April’s decline was broad and nearly universal—only 4 of the components in our proxy saw an increase, with the most notable declines occurring in the Euro area. As a whole, the currency union saw sales fall 11%, from 10.7mn saar to 9.5mn. As local incentives programs ended in March, consumers in Italy cut back the most, with sales falling 24.9% m/m. German sales fell by a more modest 3.1%, but were down for the tenth straight month. Since peaking in June 09, auto sales in Germany are off 36.8%.
Mirroring the worldwide trend, sales in the US fell 5% to 11.2mn units. After six straight months in the 2.2-2.4mn range, UK sales fell 8.5% to 2.0mn units in April. Japan was the only G-4 economy to see a month-to-month rise in sales, where they grew 5% to 4.2mn units. As a whole, sales in the DM fell 6% m/m to 29.7mn units.
For the past eighteen months, the explosion of growth in China has dominated the EM auto sales discussion. From a pace of 6.1mn units sold at year-end in 2008, sales peaked in January at 14.8mn. They continue to ease down off that pace, gradually retreating over the past three months to 12.4mn in April. This still represents a considerable increase of 37% over April a year ago.

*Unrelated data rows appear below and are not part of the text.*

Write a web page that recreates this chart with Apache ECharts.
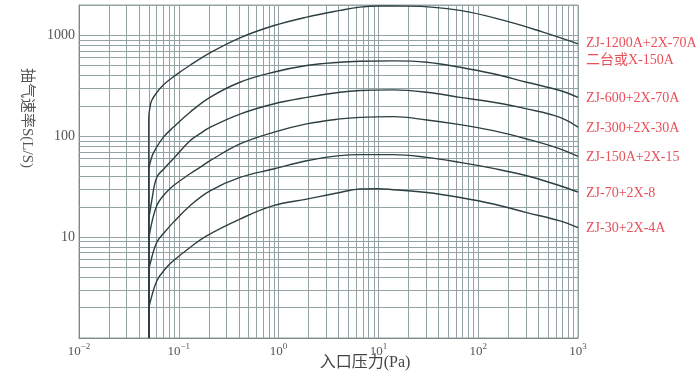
<!DOCTYPE html>
<html><head><meta charset="utf-8">
<script src="https://cdn.jsdelivr.net/npm/echarts@6/dist/echarts.min.js"></script>
<style>html,body{margin:0;padding:0;background:#fff}#c{width:700px;height:378px}</style>
</head><body><div id="c"></div>
<script>
// Series names (end labels)
const seriesNames = ['ZJ-1200A+2X-70A\n二台或X-150A','ZJ-600+2X-70A','ZJ-300+2X-30A','ZJ-150A+2X-15','ZJ-70+2X-8','ZJ-30+2X-4A'];
// [inlet pressure Pa, pumping speed L/S]
const zj1200 = [[0.05,1],[0.05,150],[0.0515,195],[0.0535,226],[0.0601,271],[0.0699,322],[0.0881,388],[0.1295,506],[0.2054,672],[0.4104,946],[0.885,1245],[1.912,1517],[4.124,1767],[6.54,1905],[10,1955],[20,1950],[65.7,1767],[208,1352],[446,1076],[1000,825]];
const zj600 = [[0.05,1],[0.05,45],[0.0535,62],[0.0577,73],[0.0699,97.5],[0.0881,122.6],[0.1295,173],[0.2054,243],[0.4104,343],[0.885,431],[1.912,502],[4.124,542],[6.54,554],[14.1,559],[30.5,542],[65.7,483],[141.7,416],[306,343],[660,284],[1000,243]];
const zj300 = [[0.05,1],[0.05,15],[0.0515,18],[0.0535,22.9],[0.0601,39],[0.0727,48.8],[0.0881,59.9],[0.1295,90.4],[0.163,106],[0.2054,122.6],[0.4104,166],[0.885,209],[1.912,243],[4.124,273],[6.54,284],[14.1,288],[30.5,273],[65.7,243],[141.7,217],[306,187],[660,154],[1000,123]];
const zj150 = [[0.05,1],[0.05,9],[0.0515,11.5],[0.0601,20.5],[0.0727,26.9],[0.0881,32.3],[0.1295,42.5],[0.17,50.5],[0.2054,57.2],[0.4104,83.9],[0.885,109.3],[1.912,132.5],[4.124,148.5],[6.54,154],[14.1,156.5],[30.5,145],[65.7,130.4],[141.7,113.6],[306,94],[660,75],[1000,63]];
const zj70 = [[0.05,1],[0.05,4.5],[0.0515,5.4],[0.0601,8.84],[0.0727,11.3],[0.0881,14],[0.1295,20.5],[0.2054,28.8],[0.4104,39.1],[0.885,47.3],[1.912,57.2],[4.124,64.2],[6.54,65.7],[14.1,65.7],[30.5,61.7],[65.7,55.1],[141.7,48],[306,40.6],[660,32.3],[1000,28]];
const zj30 = [[0.05,1],[0.05,1.9],[0.0515,2.24],[0.0601,3.68],[0.0727,4.8],[0.0881,5.82],[0.1295,7.9],[0.19,10.3],[0.4104,15.1],[0.885,20.5],[1.912,23.8],[4.124,27.7],[6.54,30],[10,30.2],[14.1,29.5],[30.5,27.7],[65.7,24.7],[141.7,21.3],[306,17.5],[660,14.5],[1000,12.4]];
const curves = [zj1200, zj600, zj300, zj150, zj70, zj30];
// Axis ticks
const xTickExponents = [-2,-1,0,1,2,3];
const yTickValues = [10,100,1000];
const yTickLabels = ['10','100','1000'];
const minorMultipliers = [2,3,4,5,6,7,8,9];
const xDecades = [0.01,0.1,1,10,100];
const yDecades = [1,10,100,1000];

const gridColor = '#93a3a3';
const curveColor = '#2e3f3f';
const labelRed = '#e8505a';

const xMinor = [];
xDecades.forEach(d => minorMultipliers.forEach(m => xMinor.push({xAxis: +(d*m).toPrecision(3)})));
const yMinor = [];
yDecades.forEach(d => minorMultipliers.forEach(m => { if (d*m < 2000) yMinor.push({yAxis: d*m}); }));

const series = [{
  type: 'line', data: [], z: 1, silent: true,
  markLine: {
    z: 1, silent: true, symbol: ['none','none'], animation: false,
    label: {show: false},
    lineStyle: {type: 'solid', color: gridColor, width: 1},
    emphasis: {disabled: true},
    data: xMinor.concat(yMinor)
  }
}];
curves.forEach((c, i) => {
  series.push({
    type: 'line', name: seriesNames[i], data: c, z: 10,
    smooth: 0.4, showSymbol: false, symbol: 'none',
    lineStyle: {color: curveColor, width: 1.4},
    endLabel: {show: true, formatter: seriesNames[i], color: labelRed, fontSize: 14,
      fontFamily: 'Liberation Serif, Noto Sans CJK SC', lineHeight: 17, distance: 8,
      offset: i === 0 ? [0, 8] : [0, 1]},
    emphasis: {disabled: true}
  });
});

const chart = echarts.init(document.getElementById('c'));
chart.setOption({
  animation: false,
  backgroundColor: '#ffffff',
  grid: {left: 79, right: 122, top: 5, bottom: 40, show: true, borderColor: gridColor, borderWidth: 1},
  xAxis: {
    type: 'log', logBase: 10, min: 0.01, max: 1000,
    axisLine: {show: true, lineStyle: {color: '#7a8a8a', width: 1}},
    axisTick: {show: false},
    splitLine: {show: true, lineStyle: {color: gridColor, width: 1}},
    axisLabel: {
      margin: 4,
      formatter: function (v) {
        const e = Math.round(Math.log10(v));
        if (xTickExponents.indexOf(e) < 0) return '';
        return '{b|10}{s|' + (e < 0 ? '−' + (-e) : e) + '}';
      },
      rich: {
        b: {fontSize: 13, lineHeight: 16, color: '#555', fontFamily: 'Liberation Serif', verticalAlign: 'bottom'},
        s: {fontSize: 9, lineHeight: 9, color: '#555', fontFamily: 'Liberation Serif', verticalAlign: 'top'}
      }
    }
  },
  yAxis: {
    type: 'log', logBase: 10, min: 1, max: 2000,
    axisLine: {show: true, lineStyle: {color: '#7a8a8a', width: 1}},
    axisTick: {show: false},
    splitLine: {show: true, lineStyle: {color: gridColor, width: 1}},
    axisLabel: {
      margin: 4, color: '#555', fontSize: 14, fontFamily: 'Liberation Serif',
      formatter: function (v) {
        for (let i = 0; i < yTickValues.length; i++) {
          if (Math.abs(v - yTickValues[i]) / yTickValues[i] < 1e-6) return yTickLabels[i];
        }
        return '';
      }
    }
  },
  graphic: [
    {type: 'text', x: 27, y: 118, rotation: -Math.PI / 2,
     style: {text: '抽气速率S(L/S)', align: 'center', verticalAlign: 'middle',
       fontSize: 15, fontFamily: 'Liberation Serif, Noto Sans CJK SC', fill: '#555'}},
    {type: 'text', x: 365, y: 363,
     style: {text: '入口压力(Pa)', align: 'center', verticalAlign: 'middle',
       fontSize: 16, fontFamily: 'Liberation Serif, Noto Sans CJK SC', fill: '#444'}}
  ],
  series: series
});
</script>
</body></html>
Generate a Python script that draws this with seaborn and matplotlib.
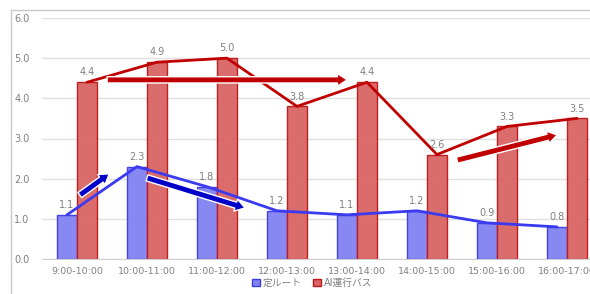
import numpy as np
import pandas as pd
import matplotlib
matplotlib.use("Agg")
import matplotlib.pyplot as plt
from matplotlib.patches import Rectangle
import seaborn as sns

# data
time_slots = ["9:00-10:00", "10:00-11:00", "11:00-12:00", "12:00-13:00",
              "13:00-14:00", "14:00-15:00", "15:00-16:00", "16:00-17:00"]
fixed_route = [1.1, 2.3, 1.8, 1.2, 1.1, 1.2, 0.9, 0.8]
ai_bus = [4.4, 4.9, 5.0, 3.8, 4.4, 2.6, 3.3, 3.5]
series_names = ["定ルート", "AI運行バス"]

# decorative trend arrows (start, end) in data coords
blue_arrows = [((0.04, 1.59), (0.46, 2.12)), ((1.0, 2.02), (2.4, 1.27))]
red_arrows = [((0.43, 4.46), (3.86, 4.46)), ((5.43, 2.46), (6.86, 3.09))]

df = pd.DataFrame({
    "slot": time_slots * 2,
    "value": fixed_route + ai_bus,
    "series": [series_names[0]] * len(time_slots) + [series_names[1]] * len(time_slots),
})

sns.set_style("white")
plt.rcParams['font.family'] = ['DejaVu Sans', 'Noto Sans CJK JP']

fig = plt.figure(figsize=(5.9, 2.94), dpi=100)
ax = fig.add_axes([42 / 590, 35 / 294, 560 / 590, 241 / 294])

# outer frame
fig.patches.append(Rectangle((11 / 590, -0.1), 1.0, 1 - 10 / 294 + 0.1,
                             transform=fig.transFigure, fill=False,
                             ec="#c8c8c8", lw=1.0, zorder=0))

fill_cols = ["#8282f2", "#d96464"]
edge_cols = ["#3b3be6", "#c01818"]
sns.barplot(data=df, x="slot", y="value", hue="series", palette=fill_cols,
            width=0.571, saturation=1, ax=ax, legend=False, zorder=2)
nb = len(time_slots)
for k, p in enumerate(ax.patches[:2 * nb]):
    p.set_edgecolor(edge_cols[k // nb])
    p.set_linewidth(1.0)
    p.set_alpha(0.95)

off = 0.571 / 4
xs = np.arange(nb)
sns.lineplot(x=xs - off, y=fixed_route, color="#3a3af0", lw=2, ax=ax, zorder=4)
sns.lineplot(x=xs + off, y=ai_bus, color="#c00000", lw=2, ax=ax, zorder=4)

# value labels
for i in range(nb):
    ax.text(i - off, fixed_route[i] + 0.12, f"{fixed_route[i]:.1f}", ha="center",
            va="bottom", fontsize=7, color="#808080", zorder=5)
    ax.text(i + off, ai_bus[i] + 0.12, f"{ai_bus[i]:.1f}", ha="center",
            va="bottom", fontsize=7, color="#808080", zorder=5)

def draw_arrow(start, end, col):
    ax.annotate("", xy=end, xytext=start, zorder=6,
                arrowprops=dict(arrowstyle="simple,head_length=7,head_width=9,tail_width=4.5",
                                mutation_scale=1, fc=col, ec="white", lw=1,
                                shrinkA=0, shrinkB=0))

for s, e in blue_arrows:
    draw_arrow(s, e, "#0000c8")
for s, e in red_arrows:
    draw_arrow(s, e, "#c00000")

ax.set_ylim(0, 6)
ax.set_xlim(-0.5, nb - 0.5)
ax.set_yticks(np.arange(0, 7, 1.0))
ax.set_yticklabels([f"{v:.1f}" for v in np.arange(0, 7, 1.0)])
ax.yaxis.grid(True, color="#e0e0e0", lw=1)
ax.set_axisbelow(True)
ax.set_xlabel("")
ax.set_ylabel("")
for s in ["top", "right", "left"]:
    ax.spines[s].set_visible(False)
ax.spines["bottom"].set_color("#d0d0d0")
ax.tick_params(axis="y", length=0, labelsize=7, labelcolor="#808080", pad=9)
ax.tick_params(axis="x", length=0, labelsize=6.8, labelcolor="#808080", pad=6)
ax.set_xticks(np.arange(nb) + 0.5, minor=True)
ax.tick_params(axis="x", which="minor", length=4, color="#d0d0d0")

handles = [Rectangle((0, 0), 1, 1, fc=fill_cols[k], ec=edge_cols[k], lw=1) for k in range(2)]
fig.legend(handles, series_names, loc="center", bbox_to_anchor=(312 / 590, 1 - 283 / 294),
           ncol=2, frameon=False, fontsize=7, handlelength=0.8, handleheight=0.8,
           handletextpad=0.3, columnspacing=1.2, labelcolor="#808080")

fig.savefig("out.png", dpi=100)
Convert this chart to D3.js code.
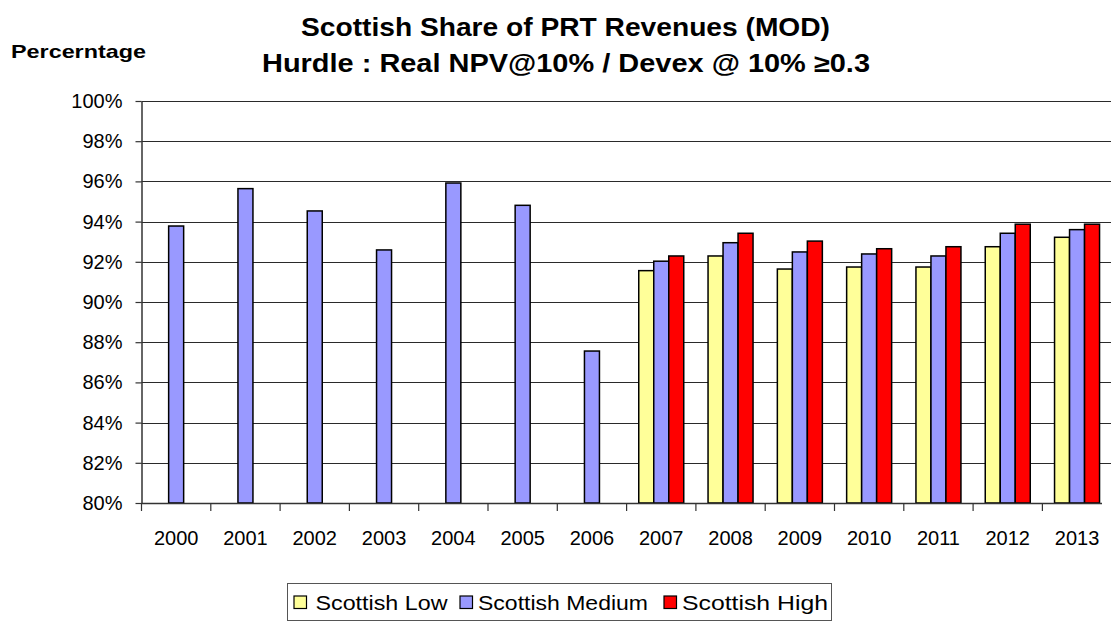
<!DOCTYPE html>
<html>
<head>
  <script type="text/javascript" src="https://d3js.org/d3.v7.min.js"></script>
</head>
<body>
<style type="text/css">
  html,
  body {
    overflow: hidden;
    margin: 0px;
    background: #ffffff;
  }

  text {
    font-family: "Liberation Sans", Arial, sans-serif;
    fill: #000000;
  }
</style>

<script>
"use strict";

// Data
const YEARS = ["2000", "2001", "2002", "2003", "2004", "2005", "2006",
  "2007", "2008", "2009", "2010", "2011", "2012", "2013"];
const SERIES = ["Scottish Low", "Scottish Medium", "Scottish High"];
const LOW = [null, null, null, null, null, null, null,
  91.56, 92.29, 91.64, 91.74, 91.74, 92.75, 93.22];
const MEDIUM = [93.78, 95.64, 94.53, 92.59, 95.92, 94.81, 87.56,
  92.03, 92.95, 92.49, 92.39, 92.29, 93.42, 93.60];
const HIGH = [null, null, null, null, null, null, null,
  92.29, 93.42, 93.03, 92.65, 92.75, 93.87, 93.87];
const Y_TICKS = [80, 82, 84, 86, 88, 90, 92, 94, 96, 98, 100];
const COLORS = ["#FFFF99", "#9999FF", "#FF0000"];

// Dimensions
const WIDTH = 1111;
const HEIGHT = 621;
const PLOT_LEFT = 141.5;
const PLOT_TOP = 101;
const PLOT_BOTTOM = 503;
const BAND = 69.3;
const BAR_W = 15;

const SVG = d3.select("body")
  .append("svg")
  .attr("width", WIDTH)
  .attr("height", HEIGHT);

const X_SCALE = d3.scaleBand()
  .domain(YEARS)
  .range([PLOT_LEFT, PLOT_LEFT + BAND * YEARS.length]);

const X_INNER = d3.scaleBand()
  .domain(SERIES)
  .range([-BAR_W * 1.5, BAR_W * 1.5]);

const Y_SCALE = d3.scaleLinear()
  .domain([80, 100])
  .range([PLOT_BOTTOM, PLOT_TOP]);

// Gridlines
SVG.append("g")
  .selectAll("line")
  .data(Y_TICKS.slice(1))
  .join("line")
  .attr("x1", PLOT_LEFT)
  .attr("x2", WIDTH)
  .attr("y1", d => Math.round(Y_SCALE(d)) + 0.5)
  .attr("y2", d => Math.round(Y_SCALE(d)) + 0.5)
  .attr("stroke", "#2a2a2a")
  .attr("stroke-width", 1.2);

// Bars
const ROWS = [LOW, MEDIUM, HIGH];
const BAR_DATA = [];
ROWS.forEach(function(row, s) {
  row.forEach(function(v, i) {
    if (v !== null) BAR_DATA.push({ year: YEARS[i], series: SERIES[s], value: v, color: COLORS[s] });
  });
});

SVG.append("g")
  .selectAll("rect")
  .data(BAR_DATA)
  .join("rect")
  .attr("x", d => X_SCALE(d.year) + X_SCALE.bandwidth() / 2 + X_INNER(d.series))
  .attr("y", d => Y_SCALE(d.value))
  .attr("width", X_INNER.bandwidth())
  .attr("height", d => PLOT_BOTTOM - Y_SCALE(d.value))
  .attr("fill", d => d.color)
  .attr("stroke", "#000000")
  .attr("stroke-width", 1.5);

// Y axis
const Y_AXIS = SVG.append("g")
  .attr("transform", "translate(" + PLOT_LEFT + ",0)")
  .call(d3.axisLeft(Y_SCALE)
    .tickValues(Y_TICKS)
    .tickFormat(d => d + "%")
    .tickSizeInner(6)
    .tickSizeOuter(0)
    .tickPadding(13));
Y_AXIS.select(".domain").attr("stroke", "#333333").attr("stroke-width", 1.5);
Y_AXIS.selectAll(".tick line").attr("stroke", "#333333").attr("stroke-width", 1.2);
Y_AXIS.selectAll(".tick text")
  .attr("font-size", 20)
  .attr("font-family", "Liberation Sans, Arial, sans-serif");

// X axis line and boundary ticks
SVG.append("line")
  .attr("x1", PLOT_LEFT)
  .attr("x2", 1102)
  .attr("y1", PLOT_BOTTOM + 0.5)
  .attr("y2", PLOT_BOTTOM + 0.5)
  .attr("stroke", "#333333")
  .attr("stroke-width", 1.5);

SVG.append("g")
  .selectAll("line")
  .data(YEARS)
  .join("line")
  .attr("x1", d => X_SCALE(d))
  .attr("x2", d => X_SCALE(d))
  .attr("y1", PLOT_BOTTOM)
  .attr("y2", PLOT_BOTTOM + 8)
  .attr("stroke", "#333333")
  .attr("stroke-width", 1.2);

const X_AXIS = SVG.append("g")
  .attr("transform", "translate(0," + PLOT_BOTTOM + ")")
  .call(d3.axisBottom(X_SCALE).tickSize(0).tickPadding(28));
X_AXIS.select(".domain").remove();
X_AXIS.selectAll(".tick text")
  .attr("font-size", 20)
  .attr("font-family", "Liberation Sans, Arial, sans-serif");

// Titles
SVG.append("text")
  .attr("x", 301)
  .attr("y", 36)
  .attr("font-size", 25)
  .attr("font-weight", "bold")
  .attr("textLength", 529)
  .attr("lengthAdjust", "spacingAndGlyphs")
  .text("Scottish Share of PRT Revenues (MOD)");

SVG.append("text")
  .attr("x", 262)
  .attr("y", 72)
  .attr("font-size", 25)
  .attr("font-weight", "bold")
  .attr("textLength", 608)
  .attr("lengthAdjust", "spacingAndGlyphs")
  .text("Hurdle : Real NPV@10% / Devex @ 10% \u22650.3");

SVG.append("text")
  .attr("x", 11)
  .attr("y", 58)
  .attr("font-size", 19)
  .attr("font-weight", "bold")
  .attr("textLength", 135)
  .attr("lengthAdjust", "spacingAndGlyphs")
  .text("Percerntage");

// Legend
const LEGEND = SVG.append("g");
LEGEND.append("rect")
  .attr("x", 287.5)
  .attr("y", 583.5)
  .attr("width", 544)
  .attr("height", 37)
  .attr("fill", "#ffffff")
  .attr("stroke", "#555555")
  .attr("stroke-width", 1);

const LEGEND_X = [294, 460, 664];
const LEGEND_W = [132, 170, 146];
const ITEMS = LEGEND.selectAll(".item")
  .data(SERIES)
  .join("g")
  .attr("transform", (d, i) => "translate(" + LEGEND_X[i] + ",596)");
ITEMS.append("rect")
  .attr("width", 12.5)
  .attr("height", 12.5)
  .attr("fill", (d, i) => COLORS[i])
  .attr("stroke", "#000000")
  .attr("stroke-width", 1.2);
ITEMS.append("text")
  .attr("x", (d, i) => i === 0 ? 21.5 : 18)
  .attr("y", 14)
  .attr("font-size", 21)
  .attr("textLength", (d, i) => LEGEND_W[i])
  .attr("lengthAdjust", "spacingAndGlyphs")
  .text(d => d);
</script>
</body>
</html>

Throughout the rest of the EM world, sales ticked down from March’s pace. The biggest decline was seen in Brazil, where some of April’s potential sales were pulled into March by expiring incentives programs. Brazil’s pace of 3.5mn units was down 12.5% from March’s high, but still represents an increase of 17.6% oya. Sales in India rose 19% m/m to 2.3mn units, representing the biggest gain in terms of both percentage and level in the Emerging markets in our proxy. All told, EM sales fell 3.0% to 22.3mn units saar.
It remains important not to read too much into the month-to-month swings in auto sales. While the fall of 2.3mn units from March to April represents a not insignificant decline, it is worth keeping in mind that the overall trend in growth remains in the range of its pre-crisis path.